Many years later I was talking to an auditor at City National Bank.  Richard was a vice president and a very stolid member of the establishment at the bank.  It turned out he went to UCLA at the same time I did.  We compared notes.  We had been standing only a few feet apart from each other during the demonstration when the police cars were ripping through the crowds. 

I had been four years in the service but I had never seen anything like it.  The LAPD were crazed and full of rage.  The students were adamant and courageous.  The US withdrew from Vietnam a year later.  The War ended three years later in 1975. 

At the end of the spring quarter I went to visit the registrar and reviewed my record with a clerk at a window.  She said I had all my requirements and I just needed another 12 units to graduate.  I think there may have been some paperwork.  So based on what she said I quit going to school after the summer quarter.  I put UCLA behind me and hoped I would get a diploma one day.  Some months later I received one in the mail. 
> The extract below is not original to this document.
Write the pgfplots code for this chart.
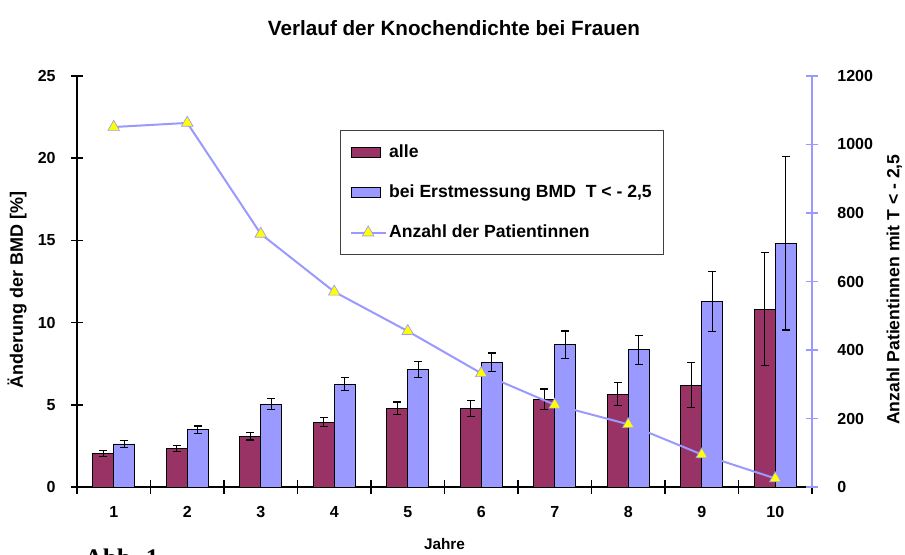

UCLA was impersonal but what a great experience.  I loved it.  It was only one year there but I am a Bruin forever.  Go Bruins!

In Japan people get jobs based on where they went to school and when I joined Dai-Ichi Kangyo Bank of California I was hired because I had graduated from UCLA.  But it wasn’t just the Japanese, I think everyone looked twice at that.  I’m not sure how much of an education I got in my short year there, but I had a great time.  It was an exciting year for me.  And it didn’t look bad on my resume.

Since UCLA I’ve taken classes: public relations, accounting, find yourself career classes, management classes, and writing classes.  Most were UCLA Extension classes but I also went to Glendale College.  When I became a loaned executive at United Way they sent me to a two week training at USC.  USC was great.  I did my POST (Peace Officers Standards Training) for Juvenile Hall at Evergreen College in San Jose.  The six weeks there was fun and taught us a lot.  The State Parks Ranger Academy was controlled by Monterey Peninsula College and I got credits there for 30 units or more.  Five months of classes 8 hours a day, five days a week turned out to be hard, hard on the bottom and hard to stay focused.

My last years as a Ranger I went to College of Marin and took math and science classes and did very well.  I told people I was a scientist in an English major’s body.  I was coming out.  My English major wife called me a nerd.  I bought a pocket protector like my father used to wear. 

Another influence in my education was the example of my father.  He spent his life studying as he called it; language, history and music.  He was a lifelong studier.  When he was in his 50s he started and completed an engineering program at UCLA Extension.  Like him I consider myself a lifelong learner.  All I know about nature, trees, plants, birds, animals, geography, I studied on my own.  I spent years studying and learning to speak Spanish. 

I still read, novels, history and current affairs, along with philosophy, foreign languages, and anything else I’m interested in.  I am particularly fascinated by ethnicity.  I suppose if I were to pick a college major today I would be a cultural anthropologist. Maybe I’d add some calculus and statistics classes.  I love knowing where people’s culture comes from, ethnicities, nationalities, religion, what culture is and what its foundations are.  I love cultural differences and similarities. 

I don’t trust institutions much, but I greatly admire scholars.  I was taught by some incredible scholars, I’ve known a few, and my son Ted is a scholar. My other two sons are artists.  I love scholarship. I consider myself a hedgerow scholar, undisciplined but enthusiastic.